Ma preme qui rilevare soprattutto come Bianchi manipoli la Scrittura. Egli commenta e interpreta un passo biblico facendo finta di ignorare tutti quegli altri passi, sia dell’Antico che del Nuovo Testamento, dai quali si evince che Dio, nella sua sapienza e giustizia infinita, infligge talvolta ai peccatori un castigo, già nella vita presente, in vista del loro ravvedimento. Ma chi conosce la Scrittura non ignora invece che nell’Antico Testamento c’è il racconto del  diluvio universale, della distruzione di Sodoma e Gomorra, delle piaghe che Dio infligge agli Egiziani, delle vicissitudini degli Ebrei nei quarant’anni dell’Esodo (ed è significativo che Dio punisca molte volte il suo stesso popolo per le sue ripetute infedeltà, e alla fine anche Mosè, l’«amico di Dio», è castigato e impedito di entrare nella Terra promessa). Così come non ignora, per quanto riguarda il Nuovo Testamento, che san Luca narra negli Atti degli Apostoli l’episodio drammatico di Anania e Saffira, e che san Paolo e l’autore della Lettera agli Ebrei parlano dei mali temporali che devono essere interpretati come castighi che Dio infligge per indurre i peccatori alla penitenza.  Le considerazioni astratte che si fanno per negare questa verità di fede  sono basate su fantasiose teorie pseudo-teologiche, di cui ho trattato già in passato e che sarebbe lungo ripetere in questa sede.

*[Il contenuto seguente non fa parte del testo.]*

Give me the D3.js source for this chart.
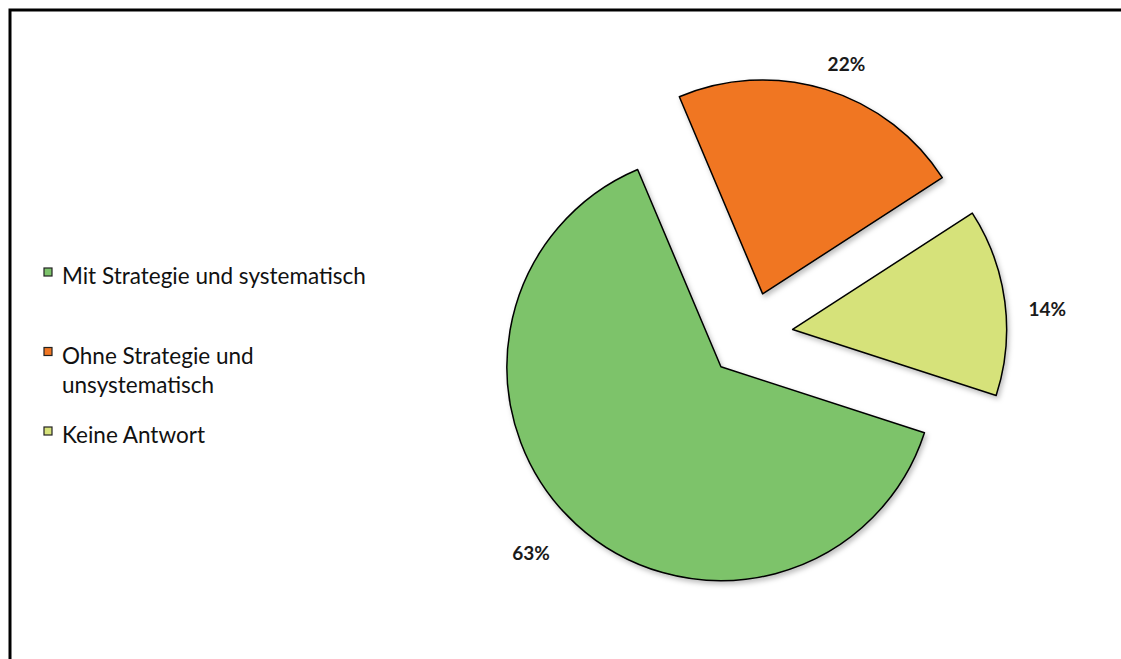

Resta il rammarico di constatare come l’autore di questo anti-catechismo non solo goda di ampia popolarità fra molti vescovi, ma addirittura trovi modo di propagarlo sistematicamente attraverso il quotidiano ufficiale della Cei che, da parte sua, tratta tesi molto opinabili (per non dire altro) da “verità sacrosante” al punto da escludere qualsiasi altro punto di vista, invitando a “vergognarsi” chiunque ci provi.